Andrus’ contract stipulates that his 2023 option will convert to a player option if he is both traded (check) and then accumulates 550 plate appearances in the 2022 season. The 550 plate appearances is an eminently reachable platform as well, particularly for Andrus. While his 2021 season ended with a leg fracture sustained during the final weekend of play, he’s expected to be ready for Spring Training and quite likely would’ve reached 550 in 2021 were it not for that late injury. Andrus also averaged 625 plate appearances per season in the decade from 2010-19, so there’s good reason to think he’ll be able to reach those 550 trips to the plate next year.

Granted, a team could try to acquire Andrus with the idea of limiting his role, but that might not sit well with Andrus, who’s in line for regular at-bats in Oakland and has to approve any trade. The notion of giving Andrus everyday reps for a good chunk of the season and then curbing his playing time as that 550-PA threshold approaches is also tricky, as that sort of direct playing-time manipulation to avoid contractual milestones can lead to a grievance filing against the team.

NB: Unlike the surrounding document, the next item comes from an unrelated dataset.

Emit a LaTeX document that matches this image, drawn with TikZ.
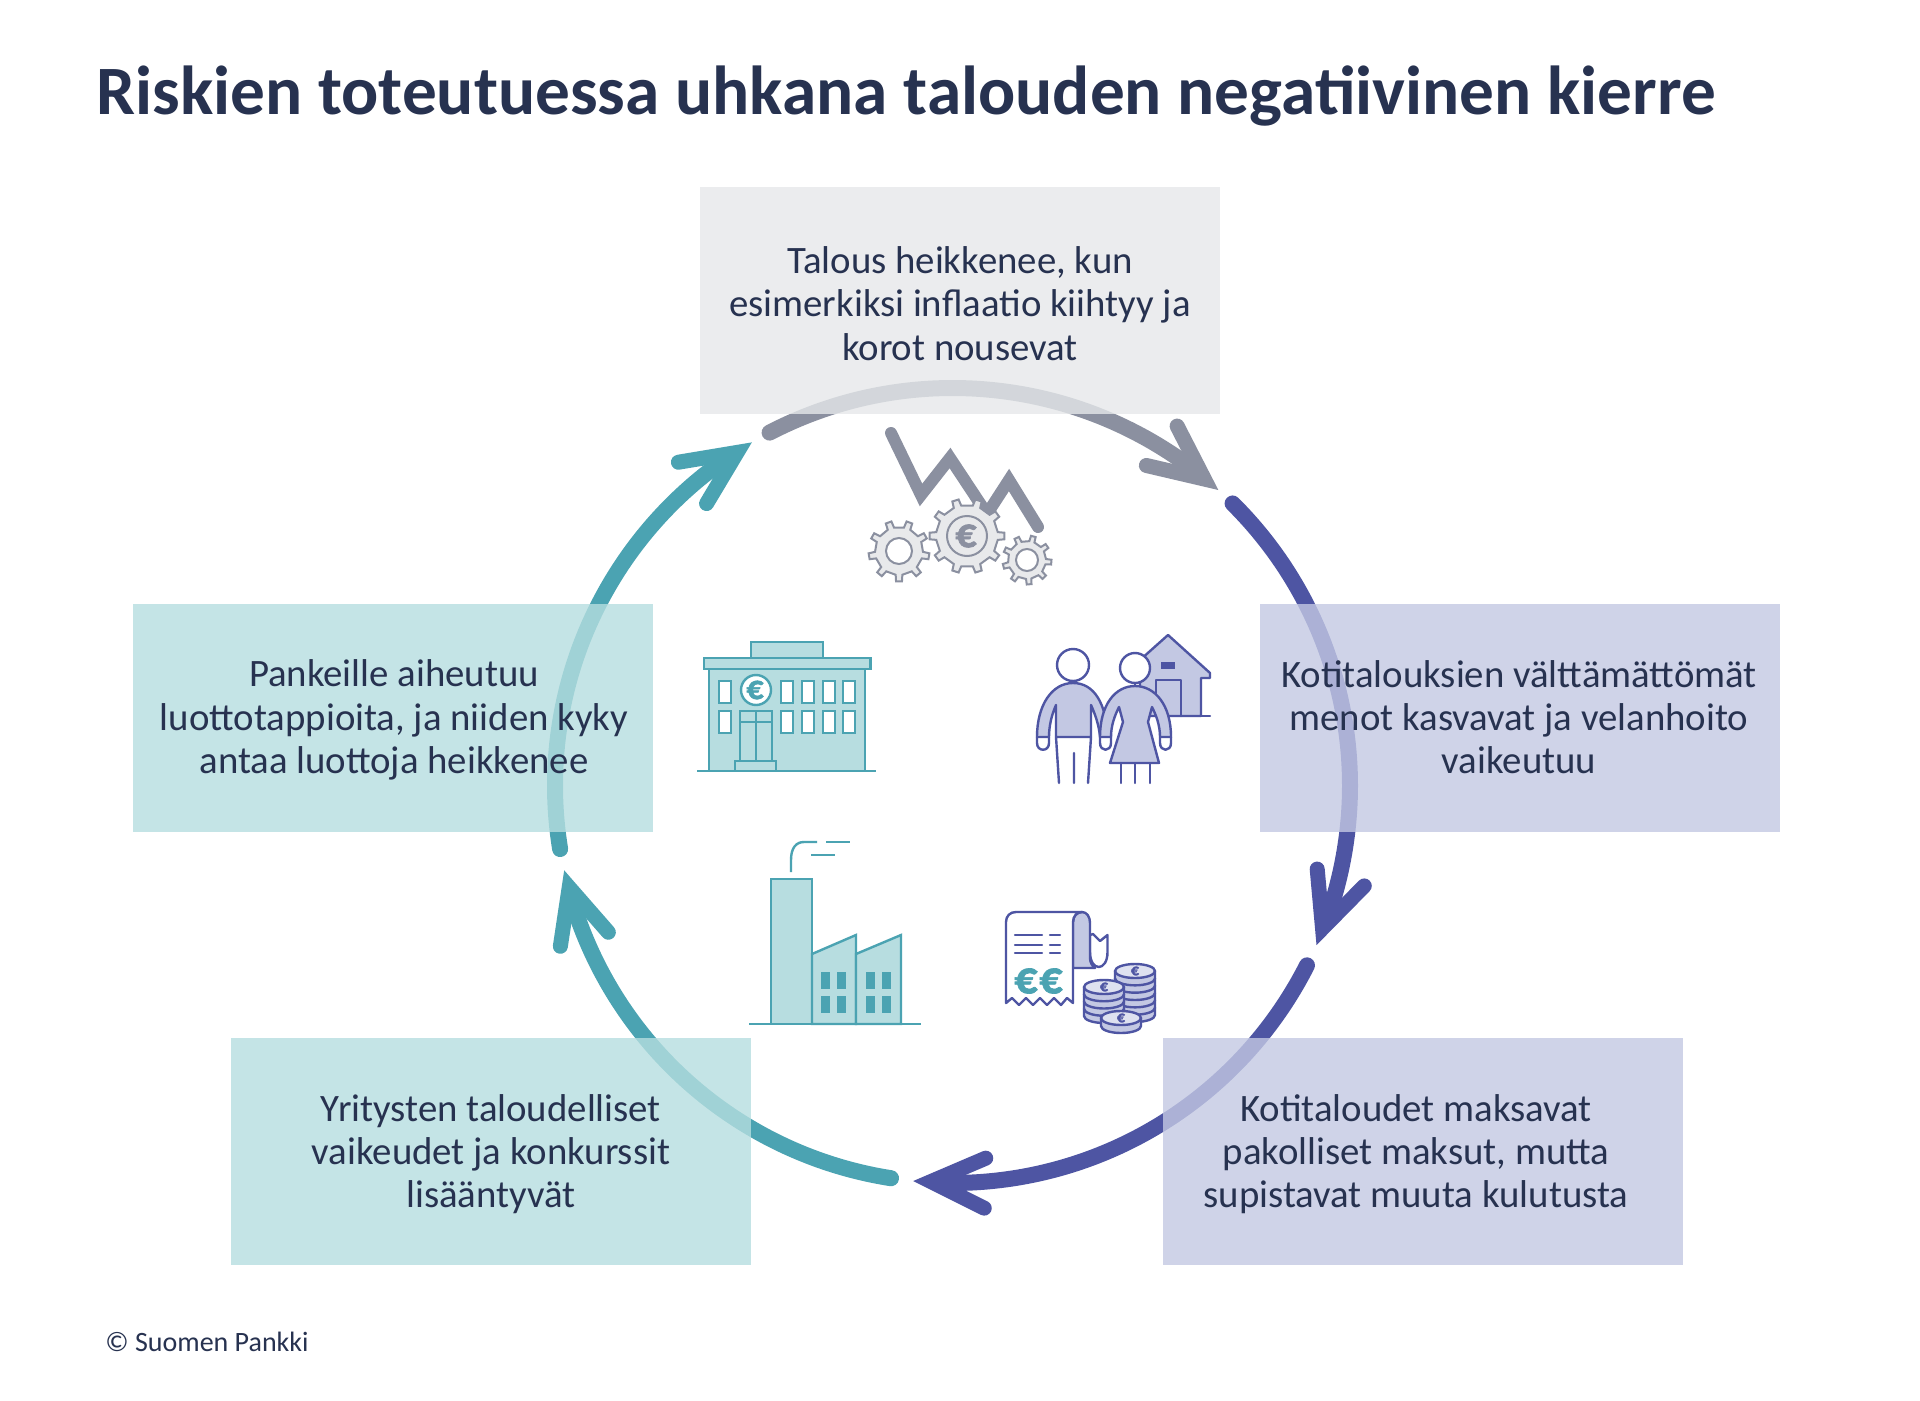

Even absent a grievance, that tactic isn’t likely to go unnoticed by other players; it’s the sort of thing that can work against a team in future free-agent discussions, extension talks or trade scenarios involving other players with no-trade protection.

All that said, it’s also worth noting that the vesting player option could very well enhance Oakland’s motivation to move on from Andrus. Because he’s already been traded once, that 550 plate appearance threshold applies even if Andrus remains in green and gold. The A’s, too, could simply opt to move on from Andrus in Spring Training or amid any early struggles that arise, and they have a shortstop-in-waiting in the form of defensive wizard Nick Allen — a 2017 third-round pick who ranks among the organization’s top farmhands. If Andrus does open the year in Oakland, his playing time will be worth close monitoring as the season wears on.

However things play out, Oakland would likely welcome the opportunity to move on from Andrus, who was only acquired in a swap of bad contracts in the first place. His trade candidacy isn’t as straightforward as most “bad contract” swaps, however. That vesting player option in his deal is should be kept in mind for fans of any team who might be eyeing Andrus as a counterweight to balance the scales in a trade involving Olson, Chapman, Manaea, etc., and that no-trade protection gives Andrus a good bit of leverage.